Now that we know how to compute $\frac{\partial {\ell }_i}{\partial {\mathbf{f}}_k}$, we can focus on calculating the erivatives of the loss with respect to the weights and biases.

To calculate the derivatives of the loss with respect to biases ${\beta }_k$, we use the chain rule:

$$\begin{array}{rl}\frac{\partial {\ell }_i}{\partial {\beta }_k}& =\frac{\partial {\ell }_i}{\partial {\mathbf{f}}_k}\frac{\partial {\mathbf{f}}_k}{\partial {\beta }_k}\\ & =\frac{\partial {\ell }_i}{\partial {\mathbf{f}}_k}\frac{\partial }{\partial {\beta }_k}({\beta }_k+{\Omega }_k{\mathbf{h}}_k)\\ & =\frac{\partial {\ell }_i}{\partial {\mathbf{f}}_k}\end{array}$$

which we already calculated above.

Similarly, the derivative of the weights matrix ${\Omega }_k$ is given by:

$$\begin{array}{rl}\frac{\partial {\ell }_i}{\partial {\Omega }_k}& =\frac{\partial {\ell }_i}{\partial {\mathbf{f}}_k}\frac{\partial {\mathbf{f}}_k}{\partial {\Omega }_k}\\ & =\frac{\partial {\ell }_i}{\partial {\mathbf{f}}_k}\frac{\partial }{\partial {\Omega }_k}({\beta }_k+{\Omega }_k{\mathbf{h}}_k)\\ & =\frac{\partial {\ell }_i}{\partial {\mathbf{f}}_k}{\mathbf{h}}_k^T\end{array}$$

• The progression from line 2 to 3 is shown in Problem 7.9 .
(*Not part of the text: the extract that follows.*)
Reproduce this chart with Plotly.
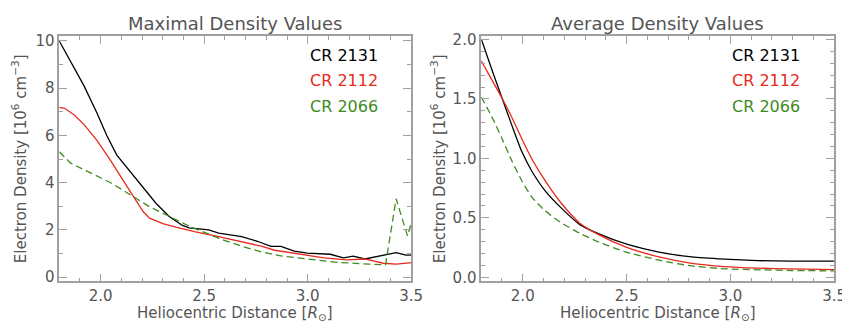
import plotly.graph_objects as go

# ---- Left panel: Maximal density values (10^6 cm^-3) ----
max_x_2131 = [1.80, 1.855, 1.919, 1.982, 2.03, 2.078, 2.141, 2.205, 2.268, 2.331, 2.395, 2.427, 2.522,
              2.57, 2.681, 2.76, 2.823, 2.871, 2.935, 2.998, 3.109, 3.173, 3.22, 3.276, 3.366, 3.427,
              3.475, 3.50]
max_y_2131 = [10.0, 9.14, 8.11, 6.95, 5.99, 5.17, 4.49, 3.80, 3.12, 2.57, 2.19, 2.09, 2.0,
              1.86, 1.72, 1.51, 1.30, 1.30, 1.10, 1.02, 0.97, 0.82, 0.89, 0.77, 0.93, 1.04,
              0.93, 0.93]

max_x_2112 = [1.80, 1.824, 1.871, 1.919, 1.982, 2.046, 2.11, 2.157, 2.205, 2.236, 2.30, 2.363, 2.458,
              2.57, 2.681, 2.776, 2.84, 2.919, 2.998, 3.078, 3.189, 3.276, 3.366, 3.427, 3.506]
max_y_2112 = [7.18, 7.16, 6.88, 6.47, 5.79, 4.97, 4.08, 3.46, 2.78, 2.50, 2.27, 2.12, 1.92,
              1.72, 1.51, 1.31, 1.14, 1.03, 0.93, 0.82, 0.73, 0.77, 0.59, 0.55, 0.62]

max_x_2066 = [1.80, 1.855, 1.919, 1.982, 2.046, 2.11, 2.173, 2.236, 2.30, 2.363, 2.427, 2.522, 2.60,
              2.681, 2.776, 2.871, 2.983, 3.14, 3.30, 3.376, 3.427, 3.482, 3.506]
max_y_2066 = [5.31, 4.83, 4.55, 4.28, 4.01, 3.67, 3.32, 2.98, 2.71, 2.42, 2.16, 1.82, 1.55,
              1.31, 1.07, 0.90, 0.80, 0.63, 0.55, 0.52, 3.32, 1.75, 2.45]

# ---- Right panel: Average density values (10^6 cm^-3) ----
avg_x = [1.80, 1.854, 1.901, 1.949, 1.996, 2.044, 2.107, 2.18, 2.275, 2.37, 2.497, 2.656, 2.814,
         2.973, 3.131, 3.29, 3.50]
avg_y_2131 = [2.005, 1.733, 1.503, 1.271, 1.055, 0.892, 0.729, 0.592, 0.443, 0.362, 0.28, 0.212,
              0.171, 0.152, 0.14, 0.136, 0.136]
avg_y_2112 = [1.82, 1.652, 1.503, 1.34, 1.163, 0.995, 0.815, 0.635, 0.455, 0.354, 0.253, 0.171,
              0.117, 0.09, 0.077, 0.07, 0.065]
avg_y_2066 = [1.516, 1.34, 1.163, 0.973, 0.81, 0.674, 0.56, 0.465, 0.37, 0.293, 0.212, 0.144,
              0.095, 0.071, 0.063, 0.057, 0.054]

labels = ["CR 2131", "CR 2112", "CR 2066"]
colors = ["#000000", "#e8291c", "#3f8a1f"]
dashes = ["solid", "solid", "7px,4px"]

FONT = "DejaVu Sans"
GRAY = "#555555"
AX = "#a0a0a0"

fig = go.Figure()

left = [(max_x_2131, max_y_2131), (max_x_2112, max_y_2112), (max_x_2066, max_y_2066)]
right = [(avg_x, avg_y_2131), (avg_x, avg_y_2112), (avg_x, avg_y_2066)]

for (x, y), c, d, n in zip(left, colors, dashes, labels):
    fig.add_trace(go.Scatter(x=x, y=y, mode="lines", name=n, xaxis="x", yaxis="y",
                             line=dict(color=c, width=1.3, dash=d)))
for (x, y), c, d, n in zip(right, colors, dashes, labels):
    fig.add_trace(go.Scatter(x=x, y=y, mode="lines", name=n, xaxis="x2", yaxis="y2",
                             line=dict(color=c, width=1.3, dash=d, shape="spline", smoothing=0.6)))

common = dict(showline=True, linecolor=AX, linewidth=1.5, mirror="allticks",
              ticks="inside", ticklen=8, tickwidth=1, tickcolor=AX,
              showgrid=False, zeroline=False,
              tickfont=dict(family=FONT, size=15, color=GRAY))
minor_x = dict(dtick=0.1, ticks="inside", ticklen=4, tickcolor=AX, showgrid=False)

y_dom = [46 / 323, 299 / 323]

fig.update_layout(
    width=850, height=323,
    margin=dict(l=0, r=0, t=0, b=0),
    paper_bgcolor="white", plot_bgcolor="white",
    showlegend=False,
    xaxis=dict(domain=[52 / 850, 409 / 850], range=[1.8, 3.5], tick0=0, dtick=0.5,
               tickformat=".1f", minor=minor_x, anchor="y", **common),
    yaxis=dict(domain=y_dom, range=[-0.18, 10.2], tick0=0, dtick=2,
               minor=dict(dtick=1, ticks="inside", ticklen=4, tickcolor=AX, showgrid=False),
               anchor="x", **common),
    xaxis2=dict(domain=[480 / 850, 838 / 850], range=[1.8, 3.5], tick0=0, dtick=0.5,
                tickformat=".1f", minor=minor_x, anchor="y2", **common),
    yaxis2=dict(domain=y_dom, range=[-0.035, 2.027], tick0=0, dtick=0.5, tickformat=".1f",
                minor=dict(dtick=0.1, ticks="inside", ticklen=4, tickcolor=AX, showgrid=False),
                anchor="x2", **common),
)

ann = []
# titles
for cx, t in [(230.5, "Maximal Density Values"), (659, "Average Density Values")]:
    ann.append(dict(x=cx / 850, y=1 - 11 / 323, xref="paper", yref="paper", text=t,
                    showarrow=False, xanchor="center", yanchor="middle",
                    font=dict(family=FONT, size=18, color=GRAY)))
# x titles
for cx in [230.5, 659]:
    ann.append(dict(x=cx / 850, y=1 - 310 / 323, xref="paper", yref="paper",
                    text="Heliocentric Distance [<i>R</i><sub>⊙</sub>]",
                    showarrow=False, xanchor="center", yanchor="middle",
                    font=dict(family=FONT, size=15, color=GRAY)))
# y titles
for cx in [12, 437]:
    ann.append(dict(x=cx / 850, y=1 - 150 / 323, xref="paper", yref="paper",
                    text="Electron Density [10<sup>6</sup> cm<sup>−3</sup>]",
                    showarrow=False, textangle=-90, xanchor="center", yanchor="middle",
                    font=dict(family=FONT, size=15, color=GRAY)))
# legend texts
for lx in [304, 732]:
    for i, (n, c) in enumerate(zip(labels, colors)):
        ann.append(dict(x=lx / 850, y=1 - (44 + 26 * i) / 323, xref="paper", yref="paper",
                        text=n, showarrow=False, xanchor="left", yanchor="middle",
                        font=dict(family=FONT, size=16, color=c)))
fig.update_layout(annotations=ann)

fig.write_html("out.html")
The result above makes intuitive sense; the final line is a matrix of the same size as ${\Omega }_k$. It depends linearly on ${\mathbf{h}}_k$, which was multiplied by ${\Omega }_k$ in the original expression.

This is consistent with the intuition that the derivatives of the weights in ${\Omega }_k$ will be proportional to the values of the hidden units ${\mathbf{h}}_k$ that they multiply. Recall that we already computed these during the forward pass.